Most migration management policies and pronouncements today are getting
to be discriminatory. Governments encourage selected migration in white
collar work while officially discouraging the migration of the poor and
marginal people. The Delhi government that publicly states the absolute
necessity to exclude irregular Bangladeshi migrants from its territory,
is prepared to tolerate the existence and even the growth of informal
labour markets for the purpose of preparing for the Commonwealth Games
or the Delhi Metro project which rely largely on the labour of
unregulated migrants.
If a regime of “migration management” is to be effective, not only must
it be credible to the States, it must be credible to the migrants. We
never hear of the participation of organisations of migrant workers,
individual migrants and their groups in the making of their laws and
policies. To achieve their participation and to respect their presence,
we must halt the rise in forms of physical and mental abuse and
violence at any stage of their living and working.

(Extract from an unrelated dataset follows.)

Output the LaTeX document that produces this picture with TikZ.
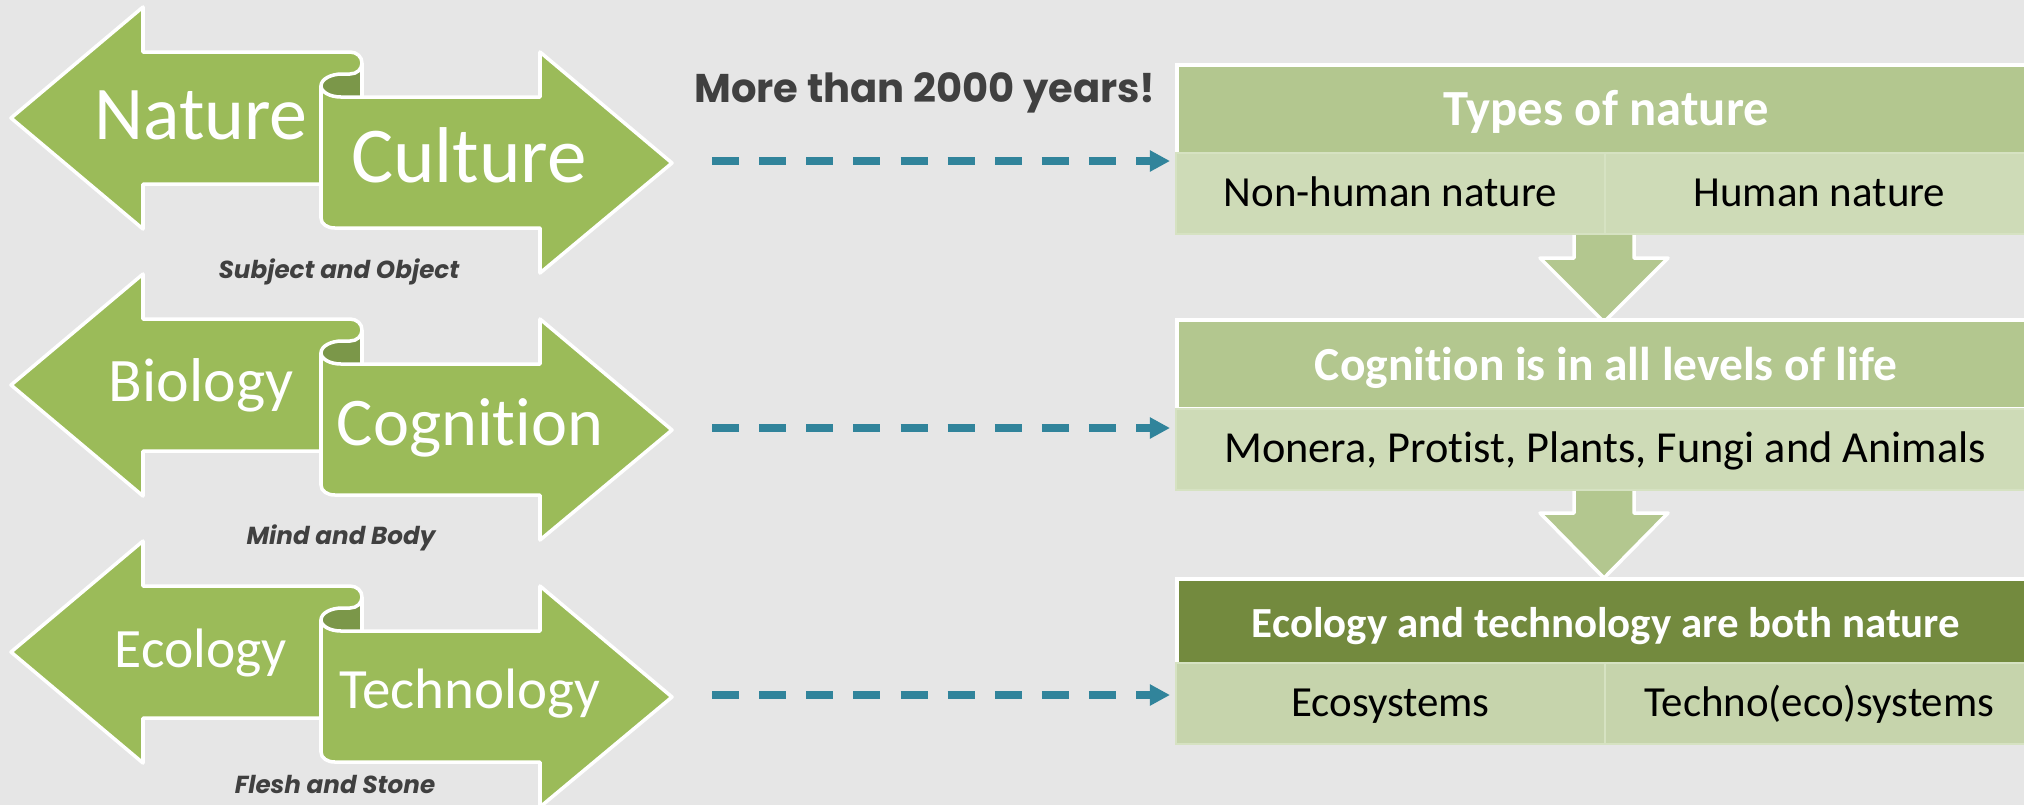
\documentclass[tikz,border=0pt]{standalone}
\usepackage{fontspec}
\setmainfont{Carlito}[Ligatures=NoCommon]
\newfontfamily\geofont{Poppins}
\usetikzlibrary{arrows.meta}

\definecolor{bggray}{HTML}{E6E6E6}
\definecolor{armgreen}{HTML}{9BBB59}
\definecolor{rolldark}{HTML}{7B9749}
\definecolor{hdrgreen}{HTML}{B3C78F}
\definecolor{hdrdark}{HTML}{738A3E}
\definecolor{cellgreen}{HTML}{CEDBB7}
\definecolor{celldark}{HTML}{C6D4AC}
\definecolor{cellline}{HTML}{D6E2C2}
\definecolor{linkteal}{HTML}{31849B}
\definecolor{labelgray}{HTML}{404040}

\tikzset{
    armshape/.style = {fill=armgreen, draw=white, line width=1pt, line join=round},
    armtext/.style  = {text=white, anchor=base, inner sep=0pt},
    pairlabel/.style = {text=labelgray, anchor=base, inner sep=0pt, font=\geofont\bfseries\itshape\fontsize{7}{8}\selectfont},
    hdr/.style  = {fill=hdrgreen, draw=white, line width=1pt, text=white, anchor=north west, inner sep=0pt,
                   minimum width=8.58cm, minimum height=0.89cm, text height=9pt, text depth=0pt},
    cell/.style = {fill=cellgreen, draw=cellline, line width=0.5pt, anchor=north west, inner sep=0pt,
                   minimum width=4.29cm, minimum height=0.81cm, text height=7.7pt, text depth=0pt,
                   font=\fontsize{12.2}{14}\selectfont},
    downarrow/.style = {fill=hdrgreen},
    dashlink/.style = {linkteal, line width=2.3pt, dash pattern=on 7.7pt off 5.7pt,
                       -{Triangle[length=5.7pt, width=5.7pt]}}
}

\begin{document}
\begin{tikzpicture}[x=0.01cm, y=-0.01cm]
        % background
        \fill[bggray] (0,0) rectangle (2024,805);
        \useasboundingbox (0,0) rectangle (2024,805);

        % double arrows, one per row
        \foreach \r in {0,1,2}{
            \begin{scope}[shift={(0,267*\r)}]
                % dark inside of the roll
                \fill[rolldark] (362,63) .. controls (362,69) and (357,74) .. (350,74) -- (342,74)
                    .. controls (331,74) and (321,79) .. (321,86) -- (321,97) -- (362,97) -- cycle;
                % arrow to the left
                \path[armshape] (11,118) -- (143,7) -- (143,52) -- (350,52)
                    .. controls (357,52) and (362,57) .. (362,63)
                    .. controls (362,69) and (357,74) .. (350,74) -- (342,74)
                    .. controls (331,74) and (321,79) .. (321,86)
                    -- (321,184) -- (143,184) -- (143,229) -- cycle;
                \draw[white, line width=1pt] (362,63) -- (362,97);
                % arrow to the right
                \path[armshape] (321,86) .. controls (321,92) and (330,97) .. (341,97)
                    -- (540,97) -- (540,52) -- (672,163) -- (540,273) -- (540,228) -- (335,228)
                    .. controls (327,228) and (321,224) .. (321,218) -- cycle;
            \end{scope}
        }

        % words on the arrows
        \node[armtext, font=\fontsize{21.6}{24}\selectfont] (nature) at (201,139) {Nature};
        \node[armtext, font=\fontsize{22.5}{25}\selectfont] (culture) at (469,182) {Culture};
        \node[armtext, font=\fontsize{17.6}{20}\selectfont] (biology) at (201,401) {Biology};
        \node[armtext, font=\fontsize{19.4}{22}\selectfont] (cognition) at (470,445) {Cognition};
        \node[armtext, font=\fontsize{15.8}{18}\selectfont] (ecology) at (201,667) {Ecology};
        \node[armtext, font=\fontsize{16.2}{18}\selectfont] (technology) at (470,708) {Technology};

        % labels under the arrows
        \node[pairlabel] (subjobj) at (339,278) {Subject and Object};
        \node[pairlabel] (mindbody) at (341,544) {Mind and Body};
        \node[pairlabel] (fleshstone) at (335,793) {Flesh and Stone};

        \node[anchor=base, inner sep=0pt, text=labelgray, font=\geofont\bfseries\fontsize{11.4}{13}\selectfont] (years) at (925,102) {More than 2000 years!};

        % down arrows between the boxes
        \fill[downarrow] (1574,233) -- (1574,258) -- (1540,258) -- (1604,322) -- (1668,258) -- (1634,258) -- (1634,233) -- cycle;
        \draw[white, line width=1pt, line join=round] (1574,233) -- (1574,258) -- (1540,258) -- (1604,322) -- (1668,258) -- (1634,258) -- (1634,233);
        \fill[downarrow] (1574,490) -- (1574,513) -- (1540,513) -- (1604,578) -- (1668,513) -- (1634,513) -- (1634,490) -- cycle;
        \draw[white, line width=1pt, line join=round] (1574,490) -- (1574,513) -- (1540,513) -- (1604,578) -- (1668,513) -- (1634,513) -- (1634,490);

        % boxes on the right
        \node[hdr, font=\bfseries\fontsize{14.4}{16}\selectfont] (types) at (1175,63) {Types of nature};
        \node[cell] (nonhuman) at (1175,152) {Non-human nature};
        \node[cell] (human) at (1604,152) {Human nature};

        \node[hdr, font=\bfseries\fontsize{13.5}{16}\selectfont] (alllevels) at (1175,318) {Cognition is in all levels of life};
        \node[cell, minimum width=8.58cm, font=\fontsize{12.6}{14}\selectfont] (kingdoms) at (1175,408) {Monera, Protist, Plants, Fungi and Animals};

        \node[hdr, fill=hdrdark, minimum height=0.85cm, font=\bfseries\fontsize{12.2}{14}\selectfont] (bothnature) at (1175,577) {Ecology and technology are both nature};
        \node[cell, fill=celldark] (ecosystems) at (1175,662) {Ecosystems};
        \node[cell, fill=celldark] (technosys) at (1604,662) {Techno(eco)systems};

        % dashed links
        \coordinate (from1) at (712,161);
        \coordinate (to1) at (1170,161);
        \coordinate (from2) at (712,428);
        \coordinate (to2) at (1170,428);
        \coordinate (from3) at (712,695);
        \coordinate (to3) at (1170,695);
        \draw[dashlink] (from1) -- (to1);
        \draw[dashlink] (from2) -- (to2);
        \draw[dashlink] (from3) -- (to3);
\end{tikzpicture}
\end{document}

In the context of Maharashtra and Manipur, it is regrettable that the
debate on migration and migrant workers continues to be framed in the
immediate political contexts, with little or no focus on the rights of
migrants. On the contrary, the ‘horror,’ ‘fear’ and ‘violence,’ coupled
with the statements of political leaders and political parties, have
dominated the discussion of migration issues amongst decision-makers
and the public. There has been a tendency in public debates to treat
migrants either as victims or as criminals. Portraying them as
criminals or terrorists or parasites, or as being parochial, encourages
a climate in which abuses against them are simplified, passed up or
even condoned. Strategies are needed against the attacks and the new
conservatism. The migrants’ capacity to organise, to adapt and to find
ways out of bad situations must be recognised.

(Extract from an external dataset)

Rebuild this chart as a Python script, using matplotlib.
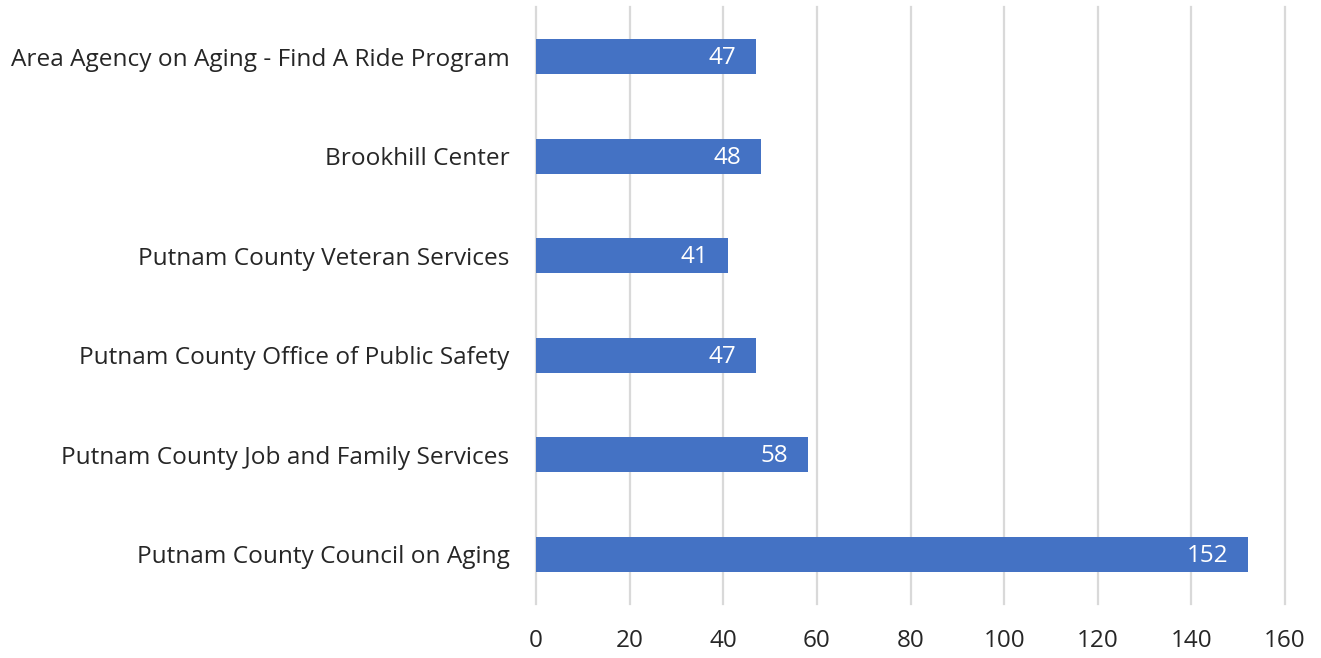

Migrants cannot put in place an exit strategy before embarking on their
journey. So we must focus on those migrants who are most at risk. The
voices of some courageous individuals and groups who speak out for
migrants’ rights must not be silenced as we have been witnessing almost
regularly in the slums of different cities.
Non-state actors, including private companies and individuals,
millionaires and billionaires, contractors and builders, have a big
impact on the lives and human dignity of migrants, although the primary
duty to protect the migrants remains with the States. Migrants are part
of the solution, not the problem itself.
(Mukul Sharma is the Director of Amnesty International in India.)